No dia 29 de outubro, o PMDB divulgou um documento do partido sob o título de “Uma ponte para o futuro”, uma espécie de diretriz para um programa de governo. Trata-se de estratégia do partido para se distanciar da política econômica adotada pelo governo Dilma e anunciar as linhas de uma eventual candidatura própria à Presidência em 2018. No documento, o PMDB condena claramente os pilares do modelo assumido nos dois mandatos de Dilma Rousseff e, de forma surpreendente, rompe com seu próprio passado de partido nacionalista, estatizante e intervencionista, para assumir ideias e políticas liberais.
As críticas ao modelo adotado pelo PT – inclusive condenando certas práticas adotadas nos dois mandatos de Lula – são amplas, profundas e não deixam margem a dúvidas. O documento reconhece que o mundo mudou e que o país precisa se inserir no contexto internacional, aderir à globalização, atrair investimentos estrangeiros, dar segurança jurídica aos investidores internacionais, estimular os negócios privados, buscar acordos comerciais com o mundo desenvolvido e criar condições para os negócios privados e os investimentos empresariais em todos os setores da economia, inclusive na infraestrutura.
O partido reconhece que o velho modelo estatizante praticado na América Latina faliu mais uma vez
Ao contrário do que pregavam caciques do partido no passado, com base nas ideias de economistas da Universidade de Campinas – cujo viés era nitidamente estatizante, intervencionista e adepto de déficits orçamentários –, o documento dá uma guinada ampla: propõe austeridade fiscal, equilíbrio das finanças públicas, ajustes nas contas atuais e controle da dívida pública; e condena novos aumentos de impostos. No tempo do Plano Cruzado – implantado em fevereiro de 1986 pelo presidente José Sarney, do PMDB –, os economistas do partido apareciam na televisão defendendo mais gasto público e diziam com todas as letras que o déficit fiscal não era importante, enquanto propunham expansão da estatização e controle das atividades privadas, em particular com os congelamentos de preços que ficaram famosos nos anos 80.
O mais surpreendente no documento do PMDB é a informação clara de que o país precisa retomar a privatização de atividades empresariais sob o controle do Estado, rever o modelo de partilha adotado na exploração do pré-sal e fazer reformas na Previdência Social, inclusive propondo idade mínima de aposentadoria pelo INSS de 65 anos para homens e 60 para as mulheres.

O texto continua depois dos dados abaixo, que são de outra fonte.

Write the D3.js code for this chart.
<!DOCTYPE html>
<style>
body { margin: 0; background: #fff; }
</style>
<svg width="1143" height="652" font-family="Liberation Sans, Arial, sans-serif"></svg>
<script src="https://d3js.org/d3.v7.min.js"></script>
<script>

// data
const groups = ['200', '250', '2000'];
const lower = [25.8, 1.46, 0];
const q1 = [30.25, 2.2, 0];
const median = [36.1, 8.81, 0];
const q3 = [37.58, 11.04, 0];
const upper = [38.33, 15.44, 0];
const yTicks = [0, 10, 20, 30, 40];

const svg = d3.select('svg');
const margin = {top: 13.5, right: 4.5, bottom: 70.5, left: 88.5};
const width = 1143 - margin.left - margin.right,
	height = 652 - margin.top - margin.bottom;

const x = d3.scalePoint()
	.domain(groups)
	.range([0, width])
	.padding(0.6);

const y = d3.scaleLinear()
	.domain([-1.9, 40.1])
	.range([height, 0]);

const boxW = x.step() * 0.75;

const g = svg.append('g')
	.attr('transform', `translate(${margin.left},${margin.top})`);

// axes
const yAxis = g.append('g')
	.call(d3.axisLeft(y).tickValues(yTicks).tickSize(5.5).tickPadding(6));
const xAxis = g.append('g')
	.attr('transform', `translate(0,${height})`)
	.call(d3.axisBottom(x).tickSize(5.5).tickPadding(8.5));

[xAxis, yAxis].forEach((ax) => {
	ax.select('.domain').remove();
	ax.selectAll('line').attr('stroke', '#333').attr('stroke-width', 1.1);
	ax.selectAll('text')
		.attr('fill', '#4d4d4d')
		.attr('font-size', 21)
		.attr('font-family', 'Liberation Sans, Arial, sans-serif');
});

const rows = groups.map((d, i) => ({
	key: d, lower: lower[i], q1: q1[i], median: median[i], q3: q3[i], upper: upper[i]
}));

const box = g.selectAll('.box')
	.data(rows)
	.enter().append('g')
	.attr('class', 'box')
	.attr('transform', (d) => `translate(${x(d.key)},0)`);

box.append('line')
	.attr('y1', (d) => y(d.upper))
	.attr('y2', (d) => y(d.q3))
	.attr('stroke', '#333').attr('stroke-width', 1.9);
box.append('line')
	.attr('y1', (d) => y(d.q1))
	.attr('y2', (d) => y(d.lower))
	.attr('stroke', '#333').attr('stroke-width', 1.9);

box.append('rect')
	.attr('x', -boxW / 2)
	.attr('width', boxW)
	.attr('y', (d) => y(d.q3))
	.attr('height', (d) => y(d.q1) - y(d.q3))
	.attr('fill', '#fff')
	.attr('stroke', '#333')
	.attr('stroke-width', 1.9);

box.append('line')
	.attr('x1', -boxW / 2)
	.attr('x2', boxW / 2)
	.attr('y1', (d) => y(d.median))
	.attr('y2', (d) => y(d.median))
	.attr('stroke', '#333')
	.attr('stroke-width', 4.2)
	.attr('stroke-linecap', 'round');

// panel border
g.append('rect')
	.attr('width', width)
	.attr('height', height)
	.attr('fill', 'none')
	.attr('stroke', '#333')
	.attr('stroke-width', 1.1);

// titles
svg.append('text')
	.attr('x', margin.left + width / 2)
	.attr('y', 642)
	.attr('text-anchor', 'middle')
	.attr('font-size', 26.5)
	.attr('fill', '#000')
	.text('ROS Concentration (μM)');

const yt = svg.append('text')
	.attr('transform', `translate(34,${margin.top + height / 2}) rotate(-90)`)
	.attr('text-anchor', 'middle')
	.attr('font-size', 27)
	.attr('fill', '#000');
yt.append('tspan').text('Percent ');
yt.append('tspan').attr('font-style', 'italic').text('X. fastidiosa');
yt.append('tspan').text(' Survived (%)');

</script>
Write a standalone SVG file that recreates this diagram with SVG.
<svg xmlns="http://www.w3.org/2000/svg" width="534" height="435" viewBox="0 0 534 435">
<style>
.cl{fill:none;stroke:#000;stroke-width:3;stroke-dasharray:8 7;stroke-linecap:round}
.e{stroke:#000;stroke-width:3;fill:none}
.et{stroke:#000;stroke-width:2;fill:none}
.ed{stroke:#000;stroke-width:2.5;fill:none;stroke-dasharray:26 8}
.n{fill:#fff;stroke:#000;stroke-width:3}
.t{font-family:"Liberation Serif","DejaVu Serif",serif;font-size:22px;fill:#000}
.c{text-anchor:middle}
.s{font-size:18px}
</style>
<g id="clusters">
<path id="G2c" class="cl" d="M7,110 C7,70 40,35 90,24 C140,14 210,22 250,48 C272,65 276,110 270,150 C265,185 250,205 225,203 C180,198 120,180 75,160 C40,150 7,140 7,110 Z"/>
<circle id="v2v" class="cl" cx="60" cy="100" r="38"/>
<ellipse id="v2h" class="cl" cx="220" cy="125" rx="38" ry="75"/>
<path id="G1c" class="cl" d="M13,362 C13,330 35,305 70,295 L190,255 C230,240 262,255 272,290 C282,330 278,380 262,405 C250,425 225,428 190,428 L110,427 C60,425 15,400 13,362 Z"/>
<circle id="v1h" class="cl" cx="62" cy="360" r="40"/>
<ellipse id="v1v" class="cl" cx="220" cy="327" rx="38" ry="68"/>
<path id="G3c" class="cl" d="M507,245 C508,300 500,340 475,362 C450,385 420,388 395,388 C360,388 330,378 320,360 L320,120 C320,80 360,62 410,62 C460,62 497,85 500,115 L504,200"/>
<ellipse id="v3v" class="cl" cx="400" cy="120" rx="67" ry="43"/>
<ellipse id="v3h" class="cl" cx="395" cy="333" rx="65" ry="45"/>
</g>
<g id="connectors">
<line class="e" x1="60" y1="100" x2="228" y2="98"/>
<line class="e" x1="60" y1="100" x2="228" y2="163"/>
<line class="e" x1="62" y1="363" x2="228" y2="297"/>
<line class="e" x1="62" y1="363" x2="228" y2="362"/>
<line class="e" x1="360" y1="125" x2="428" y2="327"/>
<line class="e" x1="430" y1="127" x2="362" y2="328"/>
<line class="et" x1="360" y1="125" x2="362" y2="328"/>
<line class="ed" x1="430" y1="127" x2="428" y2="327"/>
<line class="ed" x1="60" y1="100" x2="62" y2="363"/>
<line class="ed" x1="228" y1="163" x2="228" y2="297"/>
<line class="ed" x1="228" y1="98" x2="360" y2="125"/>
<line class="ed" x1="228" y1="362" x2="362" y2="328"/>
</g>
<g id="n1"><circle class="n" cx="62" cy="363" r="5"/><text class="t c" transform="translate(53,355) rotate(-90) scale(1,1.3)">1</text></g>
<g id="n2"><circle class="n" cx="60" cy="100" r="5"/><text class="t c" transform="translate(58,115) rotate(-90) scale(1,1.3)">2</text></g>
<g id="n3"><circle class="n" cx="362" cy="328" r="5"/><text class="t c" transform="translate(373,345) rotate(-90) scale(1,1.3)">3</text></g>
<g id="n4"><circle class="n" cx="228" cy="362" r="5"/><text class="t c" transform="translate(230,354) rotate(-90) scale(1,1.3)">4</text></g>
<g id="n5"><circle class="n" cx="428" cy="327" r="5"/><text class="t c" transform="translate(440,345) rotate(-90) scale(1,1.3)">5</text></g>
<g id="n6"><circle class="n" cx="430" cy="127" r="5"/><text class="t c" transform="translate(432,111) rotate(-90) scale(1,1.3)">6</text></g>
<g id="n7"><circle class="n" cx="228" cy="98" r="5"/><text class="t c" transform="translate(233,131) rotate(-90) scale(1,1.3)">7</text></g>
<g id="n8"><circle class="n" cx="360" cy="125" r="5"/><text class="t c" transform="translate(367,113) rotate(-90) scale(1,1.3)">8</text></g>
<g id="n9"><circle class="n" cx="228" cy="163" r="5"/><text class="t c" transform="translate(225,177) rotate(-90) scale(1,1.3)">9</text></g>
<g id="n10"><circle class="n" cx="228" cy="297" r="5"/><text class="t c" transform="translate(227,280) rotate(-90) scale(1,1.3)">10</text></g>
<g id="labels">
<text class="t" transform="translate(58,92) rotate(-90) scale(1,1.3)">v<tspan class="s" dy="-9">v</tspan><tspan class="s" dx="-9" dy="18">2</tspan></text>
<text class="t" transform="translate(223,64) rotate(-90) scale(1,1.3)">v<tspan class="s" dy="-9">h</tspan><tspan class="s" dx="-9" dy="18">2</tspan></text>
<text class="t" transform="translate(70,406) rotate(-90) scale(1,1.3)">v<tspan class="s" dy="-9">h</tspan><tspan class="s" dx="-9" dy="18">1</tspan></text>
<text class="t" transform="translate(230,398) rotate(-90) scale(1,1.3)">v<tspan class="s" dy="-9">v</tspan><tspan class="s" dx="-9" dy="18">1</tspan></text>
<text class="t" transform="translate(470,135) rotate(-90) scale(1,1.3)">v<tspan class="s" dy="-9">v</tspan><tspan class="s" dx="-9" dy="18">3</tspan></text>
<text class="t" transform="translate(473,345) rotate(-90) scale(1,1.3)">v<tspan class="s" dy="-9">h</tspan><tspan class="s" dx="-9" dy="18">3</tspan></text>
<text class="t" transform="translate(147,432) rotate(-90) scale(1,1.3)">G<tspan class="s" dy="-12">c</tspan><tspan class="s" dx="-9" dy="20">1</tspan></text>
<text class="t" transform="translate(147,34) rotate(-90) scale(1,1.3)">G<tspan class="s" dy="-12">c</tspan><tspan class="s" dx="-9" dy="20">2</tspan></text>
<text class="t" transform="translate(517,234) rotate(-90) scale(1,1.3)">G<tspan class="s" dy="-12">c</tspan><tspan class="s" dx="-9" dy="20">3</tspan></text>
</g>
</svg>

O partido dá uma forte guinada liberal e reconhece que o velho modelo estatizante, intervencionista, antiempresarial e protecionista praticado na América Latina faliu mais uma vez e não é mais solução alguma para o atraso e a pobreza.
O PMDB nunca foi um partido nitidamente marxista, mas sempre professou um ideário estatizante, intervencionista e antiglobalização, com viés de forte tutela sobre a sociedade, e seus líderes mais proeminentes em geral vinham de origem socialista. Em alguns momentos da vida nacional, o partido ensaiou reconhecer que tanto o socialismo marxista quanto o modelo excessivo estatal não eram soluções viáveis. Agora, na forma de um documento a ser aprovado na reunião do próximo dia 17 de novembro, o partido adota a mesma postura e faz profissão de fé em um modelo econômico moderno, liberal, internacionalista e menos estatizante.
O problema do PMDB não está no teor das teses professadas no documento, mas sim em convencer a sociedade de que o partido entendeu que a realidade atual do Brasil e do mundo é outra, que é preciso adotar um modelo de mais liberdade econômica e mais abertura e que não está blefando apenas em busca de uma chance real de chegar à Presidência com candidatura própria. Esse trabalho de convencimento é duro especialmente pelo fato de o documento certamente não ser consenso nem mesmo dentro da legenda – ou alguém imagina um Roberto Requião aderindo ao ideário nele proposto?
O PMDB é um dos dois maiores partidos do país, está sempre no poder, mas nunca conseguiu eleger um presidente da República em eleições diretas. Se o documento divulgado pelo PMDB for para valer, o partido entendeu que não pode ser algo parecido uma hora com o PT, outra hora com o PSDB, e partiu para tentar algo que o Brasil nunca foi: um país de estrutura econômica liberal a favor de um modelo capitalista moderno, sem perder a preocupação social. Só o futuro dirá.